SECURING future access to fuels in Western Australia and the success of energy-efficiency measures in industry outside of a carbon tax were two key issues discussed at an energy conference in Perth last week.
Verve Energy general manager Tony Narvaez told the Energy in WA conference that easy access to fuel sources such as gas were “pretty much a thing of the past”.
“Getting into initiatives such as Mondarra gas storage with APA really hold the key for us to ensure we retain some flexibility moving forward,” Mr Narvaez said, referring to the 20-year deal with major gas pipeline operator APA Group that would expand the capacity of WA power producer Verve’s gas-storage facility near Geraldton by five times and inject 11 petajoules of gas into the facility.
Verve Energy managing director Shirley In’t Veld said at the announcement in May Verve would be able to store enough gas in the expanded storage to keep 800MW of its gas-fired generation operating for peak demand periods for up to 30 days and a declining supply for a further 30 days.
“This will be invaluable support for our coal-fired plant during periods of a gas supply shortfall and high electricity demand,” Ms In’t Veld said.
Brian Innes, state manager of climate change management consultancy firm Energetics, said there was a lack of certainty in future gas supply because of the discrepancy between the levels of supply and demand in WA.
“It is not a big market and that is the problem. We don’t have a domestic demand profile which has lots of players which makes it a real market,” he told WA Business News.
“The buyers have no ability to trust the forward price out to 20 years, which is what they want. The sellers are saying, I am putting a big gamble on WA industry.”
Renewable energy project developer Mid West Energy is focused on the opportunities offered by the resources-driven energy demand in the north-west but managing director Richard Harris said gas supply was an ongoing issue in terms of meeting the energy requirements.
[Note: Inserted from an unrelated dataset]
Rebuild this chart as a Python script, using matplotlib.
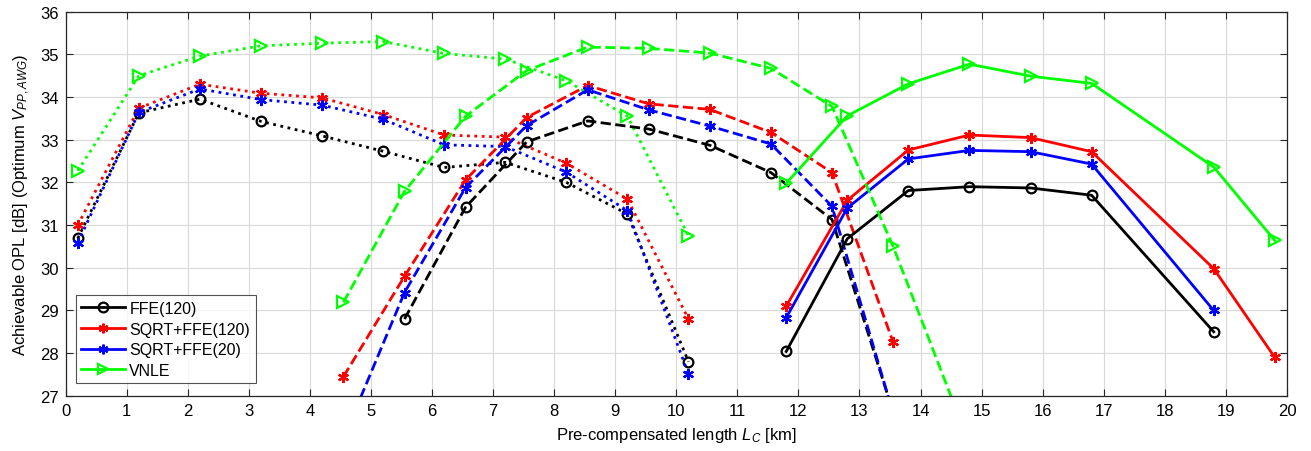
import numpy as np
import matplotlib
matplotlib.use("Agg")
import matplotlib.pyplot as plt
from matplotlib.lines import Line2D

plt.rcParams['font.family'] = ['Liberation Sans', 'DejaVu Sans']
plt.rcParams['mathtext.fontset'] = 'custom'
plt.rcParams['mathtext.rm'] = 'Liberation Sans'
plt.rcParams['mathtext.it'] = 'Liberation Sans:italic'

# ---- data ----
x_dot = [0.2, 1.2, 2.2, 3.2, 4.2, 5.2, 6.2, 7.2, 8.2, 9.2, 10.2]
ffe_dot = [30.69, 33.63, 33.95, 33.43, 33.09, 32.73, 32.35, 32.47, 32.00, 31.26, 27.80]
sqrt120_dot = [31.00, 33.74, 34.30, 34.09, 33.98, 33.59, 33.11, 33.06, 32.45, 31.61, 28.80]
sqrt20_dot = [30.59, 33.64, 34.19, 33.94, 33.81, 33.48, 32.88, 32.84, 32.24, 31.34, 27.51]
vnle_dot = [32.27, 34.50, 34.96, 35.20, 35.26, 35.30, 35.02, 34.89, 34.38, 33.55, 30.75]

x_dash = [4.55, 5.55, 6.55, 7.55, 8.55, 9.55, 10.55, 11.55, 12.55, 13.55]
ffe_dash = [np.nan, 28.80, 31.42, 32.95, 33.44, 33.25, 32.87, 32.23, 31.13, 26.62]
sqrt120_dash = [27.45, 29.80, 32.06, 33.52, 34.27, 33.84, 33.71, 33.17, 32.23, 28.26]
sqrt20_dash = [26.0, 29.42, 31.88, 33.33, 34.17, 33.70, 33.32, 32.90, 31.44, 26.60]
x_dash_vnle = [4.55, 5.55, 6.55, 7.55, 8.55, 9.55, 10.55, 11.55, 12.55, 13.55, 14.55]
vnle_dash = [29.19, 31.79, 33.55, 34.62, 35.17, 35.14, 35.03, 34.67, 33.78, 30.50, 26.80]

x_sol = [11.8, 12.8, 13.8, 14.8, 15.8, 16.8, 18.8, 19.8]
ffe_sol = [28.04, 30.68, 31.81, 31.90, 31.87, 31.70, 28.50, np.nan]
sqrt120_sol = [29.10, 31.58, 32.76, 33.11, 33.05, 32.72, 29.98, 27.90]
sqrt20_sol = [28.83, 31.40, 32.55, 32.75, 32.72, 32.43, 29.00, np.nan]
vnle_sol = [31.98, 33.56, 34.31, 34.77, 34.49, 34.32, 32.36, 30.64]

labels = ['FFE(120)', 'SQRT+FFE(120)', 'SQRT+FFE(20)', 'VNLE']
colors = ['#000000', '#ff0000', '#0000ff', '#00ff00']
markers = ['o', (6, 2, 0), (6, 2, 0), '>']

YMIN, YMAX = 27, 36

fig = plt.figure(figsize=(13.11, 4.52), dpi=100)
ax = fig.add_axes([0.050, 0.122, 0.9317, 0.850])


def draw(x, y, color, marker, ls):
    x = np.asarray(x, float)
    y = np.asarray(y, float)
    ok = (~np.isnan(y)) & (y >= YMIN) & (y <= YMAX)
    ms = 8 if marker != 'o' else 7
    ax.plot(x, y, color=color, ls=ls, lw=2, marker=marker, ms=ms,
            mfc='none' if marker in ('o', '>') else color, mew=1.6,
            markevery=list(np.where(ok)[0]), clip_on=True)


groups = [
    (x_dot, [ffe_dot, sqrt120_dot, sqrt20_dot, vnle_dot], ':'),
    (x_dash, [ffe_dash, sqrt120_dash, sqrt20_dash], '--'),
    (x_sol, [ffe_sol, sqrt120_sol, sqrt20_sol, vnle_sol], '-'),
]
for gx, ys, ls in groups:
    for i, y in enumerate(ys):
        draw(gx, y, colors[i], markers[i], ls)
draw(x_dash_vnle, vnle_dash, colors[3], markers[3], '--')

ax.set_xlim(0, 20)
ax.set_ylim(YMIN, YMAX)
ax.set_xticks(range(0, 21))
ax.set_yticks(range(27, 37))
ax.grid(True, color='#d9d9d9', lw=0.8)
ax.set_axisbelow(True)
ax.tick_params(direction='in', length=5, labelsize=12, top=True, right=True,
               labeltop=False, labelright=False, color='#262626', pad=5)
for s in ax.spines.values():
    s.set_color('#262626')
    s.set_linewidth(0.9)
ax.set_xlabel('Pre-compensated length $L_C$ [km]', fontsize=12, labelpad=5)
ax.set_ylabel('Achievable OPL [dB] (Optimum $V_{PP,AWG}$)', fontsize=12, labelpad=6)

handles = [Line2D([], [], color=c, lw=2, marker=m, ms=7,
                  mfc='none' if m in ('o', '>') else c, mew=1.6)
           for c, m in zip(colors, markers)]
leg = ax.legend(handles, labels, loc='lower left', bbox_to_anchor=(0.0045, 0.02),
                fontsize=11.5, frameon=True, fancybox=False, edgecolor='#262626',
                handlelength=2.7, borderpad=0.35, labelspacing=0.35,
                handletextpad=0.3, borderaxespad=0.3)
leg.get_frame().set_linewidth(0.8)

fig.savefig('out.png', dpi=100)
“There are constraints at the moment on gas supply and gas-fire generation, nobody I know is building a gas-fire generator at the moment,” Mr Harris said.
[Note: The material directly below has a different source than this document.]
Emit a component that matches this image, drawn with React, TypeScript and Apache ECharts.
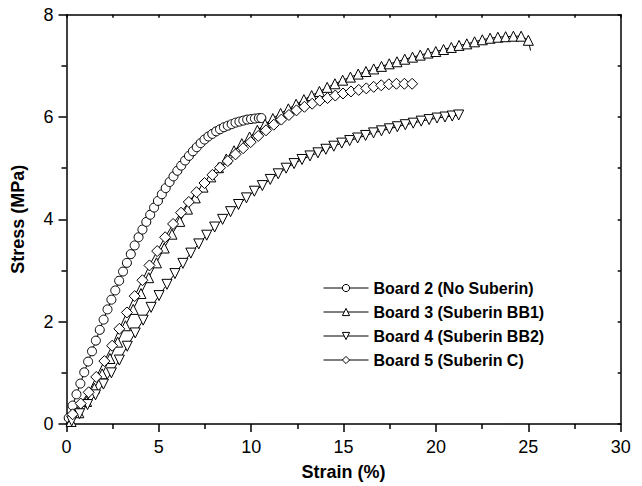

“To source gas in this market, with a 20-year timeframe for the life of projects, and the life of a gas plant, it’s just not available.”
Mr Innes agreed that gas restrictions were putting pressure on forward-planning abilities.
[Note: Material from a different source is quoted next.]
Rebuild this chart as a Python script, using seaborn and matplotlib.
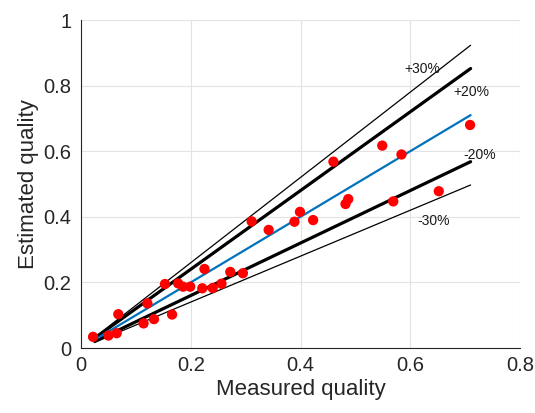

“Anyone who is going to invest in a combined cycle plant wants a long-term price trajectory on their major operational cost, the fuel coming in. They just can’t get that at the moment,” he said.
“At the end of the day you want to find a way for the market to work, otherwise government has to step in.” He was referring to measures such as renewable energy certificates.
The Gillard government’s proposed carbon tax was another common theme among speakers, with questions surrounding the benefits of complementary measures – such as industry efficiency policies – to market-based mechanisms.
Peter Hartley, chair in economics at Rice University (Texas), made a bold prediction that complementary measures would become more of a cornerstone in time.
“There will be continuing measures to subsidise research and development into alternative energy technologies, but also countries will move towards policies that tend to, perhaps, cope with climate change, natural or man-made, rather than trying to restrict CO2,” he said.
Mr Innes took a different view. He said he tended to agree with market purists that a market-based mechanism would iron out the issues.
“We need full-cost reflectivity in our electricity prices, we need a carbon price which the market sets, untethered from distortions, let’s get on with it,” he said.
But he said complimentary measures were vital where market systems failed.
“The greatest failure from our markets from an energy point of view is that we are not tight enough on building regulations,” he said.
Mr Innes insisted that tighter regulations, such as the six-star energy rating regulation for the building industry, played an important role in creating better efficiencies in energy usage, considering energy use had increased by 20 per cent in the average household since 2001.
International Energy Agency senior energy adviser Grayson Heffner said justification for measures that aimed to educate end-energy users on efficiency remained.
“Carbon pricing is important, it is an anchor, a basic pillar in improving energy efficiency in all sectors, but it is not a panacea for everything, it doesn’t solve basic market failures,” he said.